Green tea is by bar one of the more popular teas in the East. China is known as the worlds largest producer of green tea and produces a large variety of this category. Recent surveys show green tea to account for around 70% of China's total tea production while the other 30% accounts for all other colors of tea. When westerners hear the words green tea, typically the well-known jasmine or gunpowder green tea come to mind first; however, these green teas are seen as lower tier teas when compared to more selective teas produced in China.

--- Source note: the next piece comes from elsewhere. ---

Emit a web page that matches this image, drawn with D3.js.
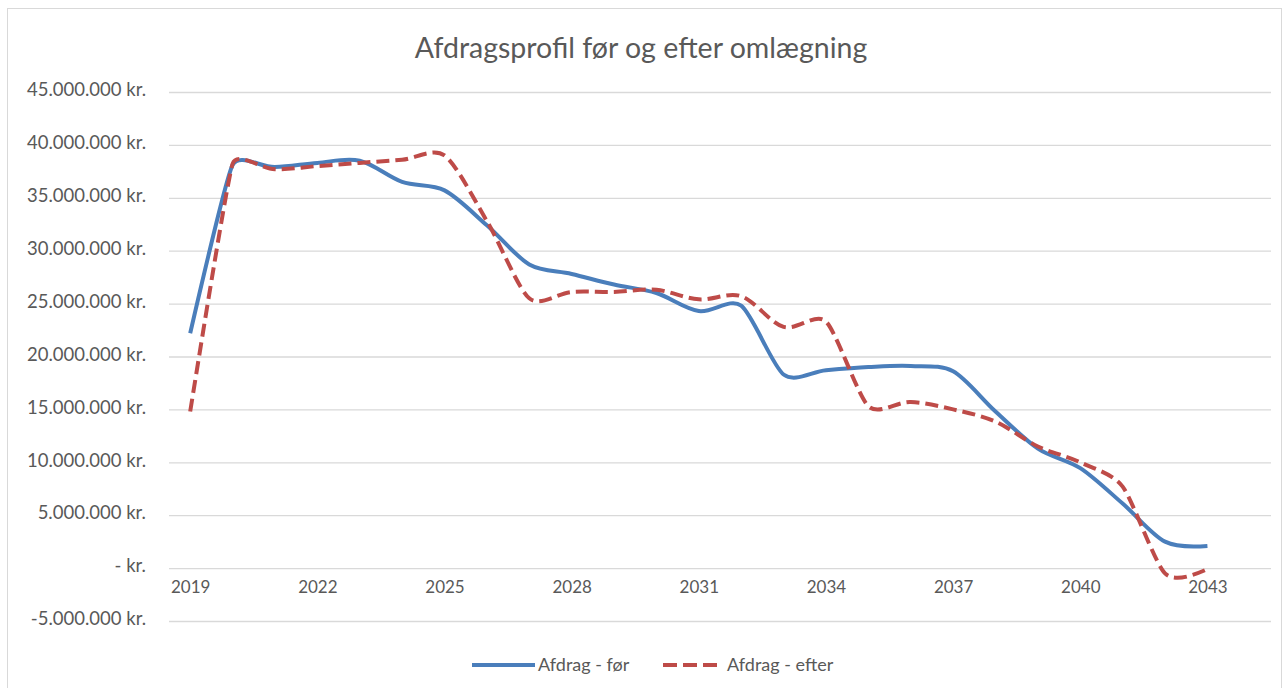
<!DOCTYPE html>
<html>
<head>
<meta charset="utf-8">
<script src="https://cdn.jsdelivr.net/npm/d3@7"></script>
<style>
  html, body { margin: 0; padding: 0; background: #ffffff; }
  svg { display: block; }
  text { font-family: Lato, "Open Sans", sans-serif; }
</style>
</head>
<body>
<svg id="chart" width="1284" height="688"></svg>
<script>
// ---- DATA ----
const years = [2019,2020,2021,2022,2023,2024,2025,2026,2027,2028,2029,2030,2031,2032,2033,2034,2035,2036,2037,2038,2039,2040,2041,2042,2043];
// Afdrag - før (kr.)
const afdragFoer = [22200000,38100000,37900000,38300000,38500000,36500000,35700000,32400000,28700000,27800000,26800000,26000000,24300000,24800000,18300000,18700000,19000000,19100000,18600000,14800000,11300000,9450000,6100000,2500000,2100000];
// Afdrag - efter (kr.)
const afdragEfter = [14800000,38200000,37700000,38000000,38300000,38600000,39000000,32800000,25500000,26100000,26100000,26300000,25400000,25700000,22800000,23300000,15300000,15700000,15000000,13850000,11500000,10000000,7700000,-500000,-100000];
const seriesNames = ["Afdrag - før", "Afdrag - efter"];
const xTickYears = [2019,2022,2025,2028,2031,2034,2037,2040,2043];
const yTickValues = [-5000000,0,5000000,10000000,15000000,20000000,25000000,30000000,35000000,40000000,45000000];
const title = "Afdragsprofil før og efter omlægning";

// ---- Excel-like smoothed line curve (Bezier handles limited by the shorter neighbour segment) ----
function ExcelSmooth(context) { this._context = context; }
ExcelSmooth.prototype = {
  areaStart() { this._line = 0; },
  areaEnd() { this._line = NaN; },
  lineStart() { this._pts = []; },
  point(x, y) { this._pts.push([+x, +y]); },
  lineEnd() {
    const p = this._pts, n = p.length, c = this._context, t = 1 / 3;
    if (!n) return;
    c.moveTo(p[0][0], p[0][1]);
    if (n < 3) { for (let i = 1; i < n; i++) c.lineTo(p[i][0], p[i][1]); return; }
    const hin = [], hout = [];
    for (let i = 1; i < n - 1; i++) {
      const vx = p[i + 1][0] - p[i - 1][0], vy = p[i + 1][1] - p[i - 1][1];
      const vl = Math.hypot(vx, vy) || 1;
      const d0 = Math.hypot(p[i][0] - p[i - 1][0], p[i][1] - p[i - 1][1]);
      const d1 = Math.hypot(p[i + 1][0] - p[i][0], p[i + 1][1] - p[i][1]);
      const L = t * Math.min(d0, d1);
      const ux = vx / vl, uy = vy / vl;
      hin[i] = [p[i][0] - ux * L, p[i][1] - uy * L];
      hout[i] = [p[i][0] + ux * L, p[i][1] + uy * L];
    }
    hout[0] = [p[0][0] + (hin[1][0] - p[0][0]) * t, p[0][1] + (hin[1][1] - p[0][1]) * t];
    hin[n - 1] = [p[n - 1][0] + (hout[n - 2][0] - p[n - 1][0]) * t, p[n - 1][1] + (hout[n - 2][1] - p[n - 1][1]) * t];
    for (let i = 0; i < n - 1; i++) {
      c.bezierCurveTo(hout[i][0], hout[i][1], hin[i + 1][0], hin[i + 1][1], p[i + 1][0], p[i + 1][1]);
    }
  }
};
const curveExcel = context => new ExcelSmooth(context);

// ---- LAYOUT ----
const svg = d3.select("#chart");
const plot = { left: 169, right: 1271, top: 92, bottom: 621 };
const colors = ["#4a7ebb", "#be4b48"];
const dash = "13,6";

// chart border
svg.append("rect").attr("x", 7.5).attr("y", 8.5).attr("width", 1274).attr("height", 700)
  .attr("fill", "#ffffff").attr("stroke", "#d9d9d9").attr("stroke-width", 1);

// Excel category axis: 26 slots (2019..2044), points at slot centers
const x = d3.scaleLinear().domain([2018.5, 2044.5]).range([plot.left, plot.right]);
const y = d3.scaleLinear().domain([-5000000, 45000000]).range([plot.bottom, plot.top]);

const loc = d3.formatLocale({ decimal: ",", thousands: ".", grouping: [3], currency: ["", " kr."], minus: "-" });
const fmtNum = loc.format(",.0f");
const yFmt = v => v === 0 ? "- kr." : fmtNum(v) + " kr.";

// gridlines + y labels
const yAxis = d3.axisLeft(y).tickValues(yTickValues).tickSize(-(plot.right - plot.left)).tickFormat(yFmt).tickPadding(23);
const gy = svg.append("g").attr("transform", `translate(${plot.left},0)`).call(yAxis);
gy.select(".domain").remove();
gy.selectAll(".tick line").attr("stroke", "#d9d9d9").attr("stroke-width", 1.3);
gy.selectAll(".tick text").attr("fill", "#595959").attr("font-size", 18.5).attr("dy", "0.2em")
  .attr("font-family", "Lato, sans-serif");

// x axis labels (axis crosses at 0)
const xAxis = d3.axisBottom(x).tickValues(xTickYears).tickFormat(d3.format("d")).tickSize(0).tickPadding(13);
const gx = svg.append("g").attr("transform", `translate(0,${y(0)})`).call(xAxis);
gx.select(".domain").remove();
gx.selectAll(".tick text").attr("fill", "#595959").attr("font-size", 17).attr("font-family", "Lato, sans-serif");

// lines
const line = d3.line().x((d, i) => x(years[i])).y(d => y(d)).curve(curveExcel);
svg.append("path").datum(afdragFoer).attr("d", line).attr("fill", "none")
  .attr("stroke", colors[0]).attr("stroke-width", 4).attr("stroke-linejoin", "round");
svg.append("path").datum(afdragEfter).attr("d", line).attr("fill", "none")
  .attr("stroke", colors[1]).attr("stroke-width", 4).attr("stroke-dasharray", dash).attr("stroke-linejoin", "round");

// title
svg.append("text").attr("x", 641).attr("y", 58).attr("text-anchor", "middle")
  .attr("font-size", 28.5).attr("fill", "#595959").text(title);

// legend
const legendY = 665;
const legendItems = [
  { name: seriesNames[0], color: colors[0], dash: null, x1: 472, x2: 535, tx: 538 },
  { name: seriesNames[1], color: colors[1], dash: "14,6", x1: 663, x2: 717, tx: 727 }
];
const lg = svg.append("g");
legendItems.forEach(it => {
  lg.append("line").attr("x1", it.x1).attr("x2", it.x2).attr("y1", legendY).attr("y2", legendY)
    .attr("stroke", it.color).attr("stroke-width", 4).attr("stroke-dasharray", it.dash);
  lg.append("text").attr("x", it.tx).attr("y", legendY).attr("dy", "0.35em")
    .attr("font-size", 18).attr("fill", "#595959").text(it.name);
});
</script>
</body>
</html>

While we suggest experimentation with your green teas to find a preferred flavor for yourself, we suggest starting your experiments at 175-185F using glass or porcelain due to a large amount of heat retention using clay and metal.
The Fujian, Anhui, and Zhejiang regions are most famous for growing Green teas. From Anhui hails Green Peony (Lu Mu Dan) Summit Fur (Mao Feng) named for its high elevation and white hairs and much more. Zhejiang is home to the famous Dragon Well (LongJing) and also Gunpowder Green.
Green tea is the only tea leaves that are not significantly affected by their processing, meaning they retain much of their original chemical makeup. Over 85% of their poly-phenol content is retained throughout the processing which is the reason green tea is touted for its excellent health benefits. These leaves are picked and left to dry before being subjected to dry heat, or steam if prepared in the Japanese fashion。 The high temperature stops the enzymes in the leaves from continuing oxidation and allows the teas to maintain their green appearance. This quick exposure to dry heat is what allows the sweet floral and nutty fragrance to come out of the tea leaves.
Depending on the cultivar, green tea may go through other steps of processing before being sold. Some green teas are further twisted folded crushed or rolled into tightly rolled balls such as Jasmine Pearls. These subsequent techniques bring out the variety of unique flavors one can appreciate when sampling a large variety of green teas.